Splunk Search

How to exclude alert to trigger during maintenance window

suhanishah
Loves-to-Learn Lots

Requirement - alert only needs to trigger outside window even if server is down in maintenance window

| tstats count where index=cts-dcpsa-app sourcetype=app:dcpsa host_ip IN (xx.xx.xxx.xxx, xx.xx.xxx.xxx) by host
| eval current_time=_time
| eval excluded_start_time=strptime("2024-04-14 21:00:00", "%Y-%m-%d %H:%M:%S")
| eval excluded_end_time=strptime("2024-04-15 04:00:00", "%Y-%m-%d %H:%M:%S")
| eval is_maintenance_window=if(current_time >= excluded_start_time AND current_time < excluded_end_time, 1, 0)
| eval is_server_down=if((host="xx.xx.xxx.xxx" AND count == 0) OR (host="xx.xx.xxx.xxx" AND count == 0) 1, 0 ) 

Trigger condition- |search is_maintenance window = 0 AND is_server_down=1

Alert is not getting triggered outside maintenance window even though one of server is down. Help me what is wrong in query or another possible solution

Labels (1)
0 Karma

richgalloway
SplunkTrust
SplunkTrust

I've had more consistent results by putting the trigger condition in the search and having the alert trigger if the number of results is not zero.

| tstats count where index=cts-dcpsa-app sourcetype=app:dcpsa host_ip IN (xx.xx.xxx.xxx, xx.xx.xxx.xxx) by host
| eval current_time=_time
| eval excluded_start_time=strptime("2024-04-14 21:00:00", "%Y-%m-%d %H:%M:%S")
| eval excluded_end_time=strptime("2024-04-15 04:00:00", "%Y-%m-%d %H:%M:%S")
| eval is_maintenance_window=if(current_time >= excluded_start_time AND current_time < excluded_end_time, 1, 0)
| eval is_server_down=if(count == 0, 1, 0) 
| where is_maintenance window = 0 AND is_server_down=1
---
If this reply helps you, Karma would be appreciated.
0 Karma

marnall
Builder

@richgalloway has a good solution. I think the "is_maintenance window" field in the condition has a typo so watch for that.

Are either of you getting _time values when using "| eval current_time = _time" after tstats? There are no _time fields specified in the first tstats command. Perhaps it would work better with "| eval current_time = now()"

0 Karma

suhanishah
Loves-to-Learn Lots

@marnall - @richgalloway  solution is creating false alerts and triggering alerts even when servers are up.
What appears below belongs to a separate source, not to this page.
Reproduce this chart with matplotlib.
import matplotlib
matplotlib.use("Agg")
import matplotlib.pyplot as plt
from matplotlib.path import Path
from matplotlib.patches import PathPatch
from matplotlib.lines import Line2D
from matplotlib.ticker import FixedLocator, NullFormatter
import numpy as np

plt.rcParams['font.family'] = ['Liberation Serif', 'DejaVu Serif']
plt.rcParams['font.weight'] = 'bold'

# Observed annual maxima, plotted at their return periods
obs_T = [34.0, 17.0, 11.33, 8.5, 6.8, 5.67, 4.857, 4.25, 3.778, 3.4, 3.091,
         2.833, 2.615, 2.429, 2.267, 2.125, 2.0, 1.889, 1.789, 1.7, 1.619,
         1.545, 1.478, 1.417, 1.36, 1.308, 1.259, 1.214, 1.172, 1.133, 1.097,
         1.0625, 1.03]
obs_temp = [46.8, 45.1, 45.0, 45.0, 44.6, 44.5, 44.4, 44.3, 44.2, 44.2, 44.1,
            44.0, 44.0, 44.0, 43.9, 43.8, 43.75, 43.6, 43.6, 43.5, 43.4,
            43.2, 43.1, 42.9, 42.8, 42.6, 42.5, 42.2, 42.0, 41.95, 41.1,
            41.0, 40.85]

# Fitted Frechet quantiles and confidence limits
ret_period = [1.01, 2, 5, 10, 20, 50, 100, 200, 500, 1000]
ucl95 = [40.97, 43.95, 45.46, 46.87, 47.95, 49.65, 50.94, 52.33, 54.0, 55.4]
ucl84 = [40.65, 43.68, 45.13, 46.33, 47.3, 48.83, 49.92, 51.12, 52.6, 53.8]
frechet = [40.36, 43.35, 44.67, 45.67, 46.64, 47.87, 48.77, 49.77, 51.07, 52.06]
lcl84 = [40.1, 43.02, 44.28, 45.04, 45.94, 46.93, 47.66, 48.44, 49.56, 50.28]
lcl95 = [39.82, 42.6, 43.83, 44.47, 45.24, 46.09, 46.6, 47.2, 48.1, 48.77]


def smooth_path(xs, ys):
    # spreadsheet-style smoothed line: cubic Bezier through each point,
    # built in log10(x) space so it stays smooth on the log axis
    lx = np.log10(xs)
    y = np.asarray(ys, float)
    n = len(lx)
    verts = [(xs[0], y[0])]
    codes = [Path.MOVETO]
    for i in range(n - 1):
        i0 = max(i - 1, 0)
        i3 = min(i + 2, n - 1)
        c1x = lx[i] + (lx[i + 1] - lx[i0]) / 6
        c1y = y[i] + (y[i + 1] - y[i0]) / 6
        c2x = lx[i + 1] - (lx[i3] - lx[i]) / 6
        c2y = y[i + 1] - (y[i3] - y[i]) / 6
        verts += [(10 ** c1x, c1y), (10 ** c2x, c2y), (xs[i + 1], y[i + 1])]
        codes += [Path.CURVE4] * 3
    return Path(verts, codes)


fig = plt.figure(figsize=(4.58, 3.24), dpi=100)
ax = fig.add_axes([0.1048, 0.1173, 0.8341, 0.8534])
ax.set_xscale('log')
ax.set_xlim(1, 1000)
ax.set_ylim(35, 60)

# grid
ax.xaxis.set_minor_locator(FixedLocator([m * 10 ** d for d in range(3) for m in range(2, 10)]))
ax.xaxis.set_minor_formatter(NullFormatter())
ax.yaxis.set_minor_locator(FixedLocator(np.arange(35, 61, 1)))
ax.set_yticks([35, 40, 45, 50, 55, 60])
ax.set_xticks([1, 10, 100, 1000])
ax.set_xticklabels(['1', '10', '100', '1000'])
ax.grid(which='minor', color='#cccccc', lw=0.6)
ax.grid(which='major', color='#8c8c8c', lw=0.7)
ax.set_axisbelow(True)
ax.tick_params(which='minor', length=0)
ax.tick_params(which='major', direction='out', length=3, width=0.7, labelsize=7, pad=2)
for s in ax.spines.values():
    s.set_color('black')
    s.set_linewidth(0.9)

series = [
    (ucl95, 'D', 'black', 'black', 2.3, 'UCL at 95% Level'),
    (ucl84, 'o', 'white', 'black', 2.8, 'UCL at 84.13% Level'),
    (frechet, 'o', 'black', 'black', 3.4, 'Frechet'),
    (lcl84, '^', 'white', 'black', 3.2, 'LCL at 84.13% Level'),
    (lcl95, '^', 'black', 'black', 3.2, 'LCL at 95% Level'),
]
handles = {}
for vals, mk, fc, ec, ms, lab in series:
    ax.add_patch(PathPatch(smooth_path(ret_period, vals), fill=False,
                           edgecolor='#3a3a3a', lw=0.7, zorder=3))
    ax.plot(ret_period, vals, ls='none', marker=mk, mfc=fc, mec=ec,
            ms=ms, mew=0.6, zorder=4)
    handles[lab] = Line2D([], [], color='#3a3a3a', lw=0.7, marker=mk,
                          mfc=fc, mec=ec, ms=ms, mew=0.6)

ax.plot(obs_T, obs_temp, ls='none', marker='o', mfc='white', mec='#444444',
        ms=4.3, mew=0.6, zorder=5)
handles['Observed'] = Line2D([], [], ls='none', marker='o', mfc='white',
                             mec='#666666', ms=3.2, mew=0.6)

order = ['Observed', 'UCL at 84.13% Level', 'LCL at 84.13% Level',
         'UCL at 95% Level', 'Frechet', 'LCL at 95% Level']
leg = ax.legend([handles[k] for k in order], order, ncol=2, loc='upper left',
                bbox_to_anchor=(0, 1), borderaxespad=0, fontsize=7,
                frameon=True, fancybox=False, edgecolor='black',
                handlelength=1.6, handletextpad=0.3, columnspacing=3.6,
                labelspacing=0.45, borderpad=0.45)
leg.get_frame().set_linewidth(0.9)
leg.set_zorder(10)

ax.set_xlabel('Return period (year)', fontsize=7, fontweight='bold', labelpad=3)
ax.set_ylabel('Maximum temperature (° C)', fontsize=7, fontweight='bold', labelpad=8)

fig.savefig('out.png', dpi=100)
Can you provide any other solution in such way that alert is not triggered in maintenance window even though servers are down but alert gets only triggered outside window with condition atleast one of the server is down

0 Karma

sjringo
Contributor

Try this:

| tstats count where index=cts-dcpsa-app sourcetype=app:dcpsa host_ip IN (xx.xx.xxx.xxx, xx.xx.xxx.xxx) by host
| eval current_time=strftime(now(), "%H%M")
| eval is_maintenance_window=if(current_time >= 2100 AND current_time < 0400, 1, 0)
| eval is_server_down=if(count == 0, 1, 0)
| where is_maintenance window = 0 AND is_server_down=1
0 Karma

suhanishah
Loves-to-Learn Lots

@sjringo - what should be my trigger condition ? 
Also how your query will identify which date as I don't want alert not to be triggered everyday from 21:00 to 4:00 am. I want just specific date which is going to be 23rd april from 9 pm to 24th april 4 am 

 

0 Karma

sjringo
Contributor

Your trigger condition is the same it was before?
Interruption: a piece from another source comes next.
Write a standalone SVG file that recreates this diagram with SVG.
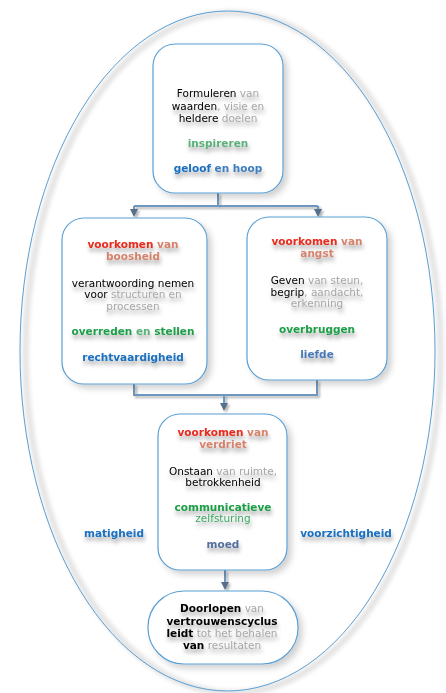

| where is_maintenance window = 0 AND is_server_down=1

Im assuming your maintenance window is on a specific day of the week ?

April 23rd is a Tuesday, is your maintenance window is every Tuesday night/Wed morning ?
Introduce a new attribute for day of the week:

| tstats count where index=cts-dcpsa-app sourcetype=app:dcpsa host_ip IN (xx.xx.xxx.xxx, xx.xx.xxx.xxx) by host
| eval current_time=strftime(now(), "%H%M")
| eval aDayNumber = strftime(now(), "%w")
| eval is_maintenance_window=if((aDayNumber = 2 AND current_time >= 2100) OR (aDayNumber = 3 AND current_time < 0400), 1, 0)
| eval is_server_down=if(count == 0, 1, 0)
| where is_maintenance window = 0 AND is_server_down=1

 

0 Karma

suhanishah
Loves-to-Learn Lots

@sjringo  - We don't have specific date as it keeps changing so I created two variables where I specify date and time . 
 

| eval excluded_start_time=strptime("2024-04-14 21:00:00", "%Y-%m-%d %H:%M:%S")
| eval excluded_end_time=strptime("2024-04-15 04:00:00", "%Y-%m-%d %H:%M:%S

 

0 Karma

sjringo
Contributor

All I can say is use now() instead of _time to use in the evaluation on whether to trigger or not on the solution provided earlier ?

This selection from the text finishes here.